De Gaulle would remain in the region for nearly two months, constantly criticising the British for how the manner in which they were running Syrian affairs. To silence him and get him to return to London, Churchill threatened to cut off monthly stipends to the Free French, which amounted to £300,000 each month in addition to approximately £250,000 allocated especially for the Levant.

For his part, de Gaulle began to fire back with petty responses unfit for a statesman of his standing, like giving his troops access to Syrian military barracks and asking that the British sleep in tents. When Spears tried employing able-bodied Syrians as drivers, cooks, and guards, de Gaulle cut him short, saying that these were subjects of colonial France and that any such appointments had to go through him.

Matters neared breaking point when de Gaulle gave an interview to the Chicago Daily News in September 1941, hinting that Churchill was dealing with the Nazis behind France’s back. Churchill replied: “It is clear that de Gaulle has lost his head” and swiftly ordered BBC to deny him access to its airwaves, in punishment.

In an angry letter addressed to US President Franklin Roosevelt, Churchill wrote: “De Gaulle can no longer be considered by Great Britain as a sure friend.

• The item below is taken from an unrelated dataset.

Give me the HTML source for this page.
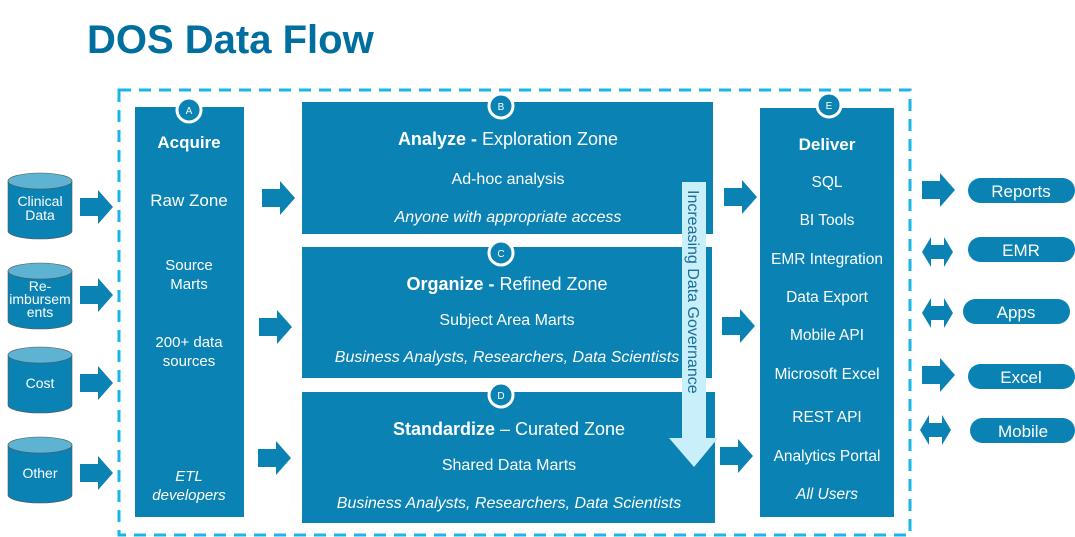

In spite of all that he owes the English, he demonstrated hatred of the English everywhere he went. In Syria, he caused discord between the English and the French.”

From that day onwards, a political rivalry erupted between the two countries over who controlled Syria. The British were adamant in telling the French that they could no longer rule the country as they pleased without consulting Winston Churchill first. In 1945, Churchill finally struck the final blow, issuing an ultimatum to de Gaulle, which ended the French presence in Syria.